Indeed, Clinton's visit to South America (he's stopping in Venezuela and Brazil before heading to Argentina) comes at a time of fierce debate in Washington over whether Congress should grant the president fast-track authority to sign trade pacts with other countries. Many Democrats on Capitol Hill -- still upset over NAFTA's extension to Mexico -- bitterly oppose fast-track, though Republicans generally favor the idea.

Asked about Argentina's unemployment rate -- currently the highest in South America -- Guelar says "there is no doubt unemployment is our most delicate issue. It hit a peak of 18% but has since descended as the [Mexican] tequila crisis of 1995 wears off. Now we've recovered, and this year, Argentina's GDP will grow no less than 7.5%. We think unemployment will continue going down."

How long Argentina's peso will remain on par with the dollar is another question. Investors recently polled by New York investment bank Merrill Lynch say Argentine debt offers the best performance prospects in Latin America. That view prevailed even though 67% of respondents don't expect the one-to-one peg to last until 2000.

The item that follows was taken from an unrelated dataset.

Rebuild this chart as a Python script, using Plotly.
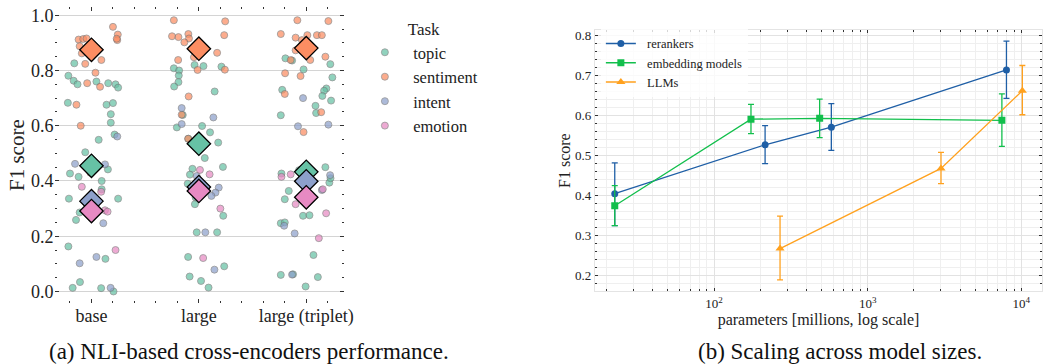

"We had under 1% inflation last year, and will achieve the same rate this year. There is no reason to have this rigid procedure anymore," said Guelar, adding that although peso convertibility was "extremely useful" at one point, Argentine prosperity no longer depends on parity with the dollar.

Guelar, who happens to be Argentina's first Jewish ambassador to the United States, says one of his government's priorities is finding out who's responsible for the world's two deadliest terrorist attacks against Jews since World War II: the 1992 bombing of the Israeli Embassy in Buenos Aires, which killed 26 and injured over 200, and the 1994 destruction of the Buenos Aires headquarters of AMIA, which left 86 dead and over 300 wounded.

"There is a terrible feeling because there are no results" in the investigations, he acknowledged -- in response to suggestions the Menem government hasn't done enough to find the culprits. But he added that "there is a general consensus in the case of AMIA that the judge involved is working on the right track."